↓
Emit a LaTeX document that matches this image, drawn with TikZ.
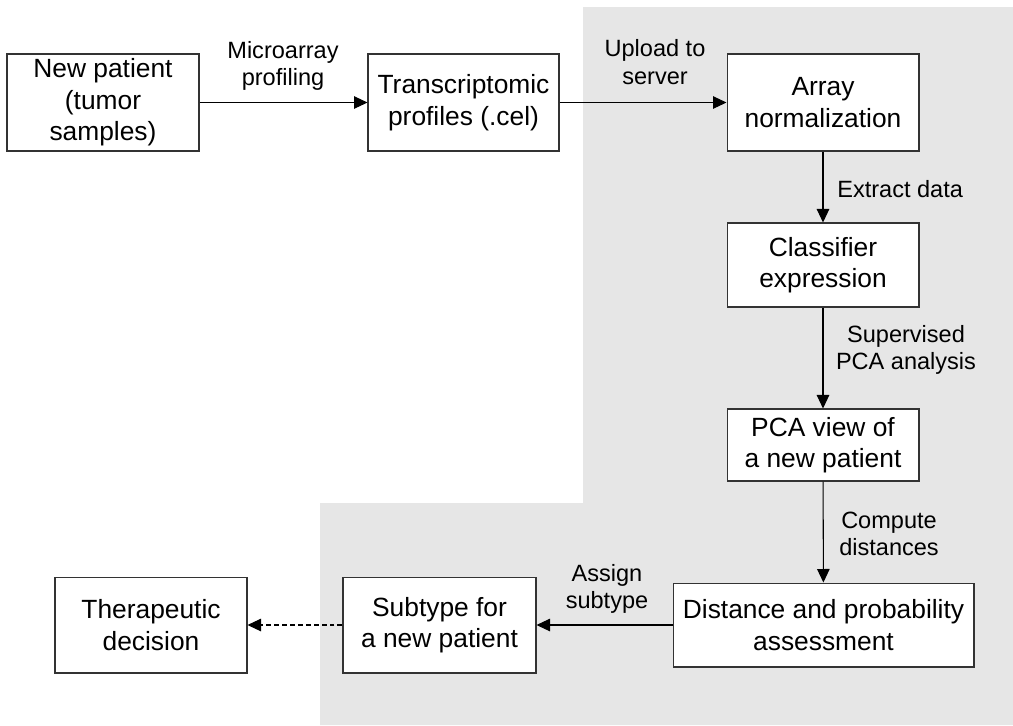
\documentclass[tikz,border=0pt]{standalone}
\usepackage{fontspec}
\setmainfont{Liberation Sans}
\usetikzlibrary{arrows.meta}
\definecolor{panelgray}{HTML}{E6E6E6}
\begin{document}
\begin{tikzpicture}[x=0.02cm, y=-0.02cm,
    box/.style={draw=black!80, line width=0.6pt, fill=white, align=center, inner sep=0pt, font=\fontsize{15}{18}\selectfont},
    lbl/.style={align=center, inner sep=0pt, font=\fontsize{13.4}{15.5}\selectfont},
    flow/.style={-{Triangle[length=0.27cm, width=0.25cm]}, line width=0.6pt}]
    \useasboundingbox (0,0) rectangle (1013,725);

    % server side (grey panel)
    \fill[panelgray] (583,7) -- (1013,7) -- (1013,725) -- (320,725) -- (320,503) -- (583,503) -- cycle;

    % top row
    \node[box, minimum width=3.84cm, minimum height=1.94cm] (patient) at (103,102.5) {New patient\\(tumor\\samples)};
    \node[box, minimum width=3.82cm, minimum height=1.94cm] (profiles) at (463.5,102.5) {Transcriptomic\\profiles (.cel)};
    \node[box, minimum width=3.84cm, minimum height=1.94cm] (norm) at (823,102.5) {Array\\normalization};

    % right column
    \node[box, minimum width=3.84cm, minimum height=1.68cm] (classifier) at (823,265) {Classifier\\expression};
    \node[box, minimum width=3.84cm, minimum height=1.44cm] (pcaview) at (823,445) {PCA view of\\a new patient};

    % bottom row
    \node[box, minimum width=6.02cm, minimum height=1.68cm] (distance) at (823.5,625) {Distance and probability\\assessment};
    \node[box, minimum width=3.86cm, minimum height=1.92cm] (subtype) at (439.5,625) {Subtype for\\a new patient};
    \node[box, minimum width=3.84cm, minimum height=1.92cm] (therapy) at (151,625) {Therapeutic\\decision};

    % connectors
    \draw[flow] (patient) -- (profiles);
    \draw[flow] (profiles) -- (norm);
    \draw[flow] (norm) -- (classifier);
    \draw[flow] (classifier) -- (pcaview);
    \draw[flow] (pcaview) -- (distance);
    \draw[flow] (distance) -- (subtype);
    \draw[flow, dash pattern=on 0.1cm off 0.06cm] (subtype) -- (therapy);

    % connector labels
    \node[lbl] (lblprofiling) at (283,66) {Microarray\\profiling};
    \node[lbl] (lblupload) at (655,62) {Upload to\\server};
    \node[lbl, anchor=west] (lblextract) at (837,189) {Extract data};
    \node[lbl] (lblpca) at (906,350) {Supervised\\PCA analysis};
    \node[lbl] (lblcompute) at (889,534) {Compute\\distances};
    \node[lbl] (lblassign) at (607,589) {Assign\\subtype};
\end{tikzpicture}
\end{document}
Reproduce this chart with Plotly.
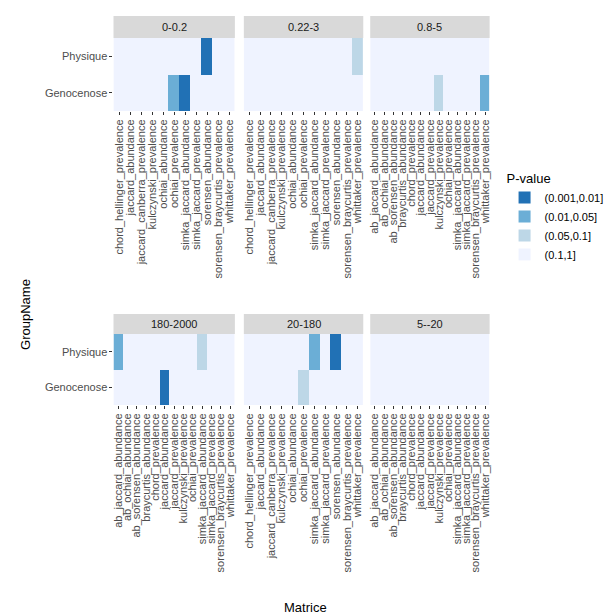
↑
[YOUR INSTRUCTIONS]
Up to and including the line that contains "minimum height=1.94cm] (norm)", print the records above exactly from their first line, without any pictures.

[THE OUTPUT]
Emit a LaTeX document that matches this image, drawn with TikZ.
\documentclass[tikz,border=0pt]{standalone}
\usepackage{fontspec}
\setmainfont{Liberation Sans}
\usetikzlibrary{arrows.meta}
\definecolor{panelgray}{HTML}{E6E6E6}
\begin{document}
\begin{tikzpicture}[x=0.02cm, y=-0.02cm,
    box/.style={draw=black!80, line width=0.6pt, fill=white, align=center, inner sep=0pt, font=\fontsize{15}{18}\selectfont},
    lbl/.style={align=center, inner sep=0pt, font=\fontsize{13.4}{15.5}\selectfont},
    flow/.style={-{Triangle[length=0.27cm, width=0.25cm]}, line width=0.6pt}]
    \useasboundingbox (0,0) rectangle (1013,725);

    % server side (grey panel)
    \fill[panelgray] (583,7) -- (1013,7) -- (1013,725) -- (320,725) -- (320,503) -- (583,503) -- cycle;

    % top row
    \node[box, minimum width=3.84cm, minimum height=1.94cm] (patient) at (103,102.5) {New patient\\(tumor\\samples)};
    \node[box, minimum width=3.82cm, minimum height=1.94cm] (profiles) at (463.5,102.5) {Transcriptomic\\profiles (.cel)};
    \node[box, minimum width=3.84cm, minimum height=1.94cm] (norm) at (823,102.5) {Array\\normalization};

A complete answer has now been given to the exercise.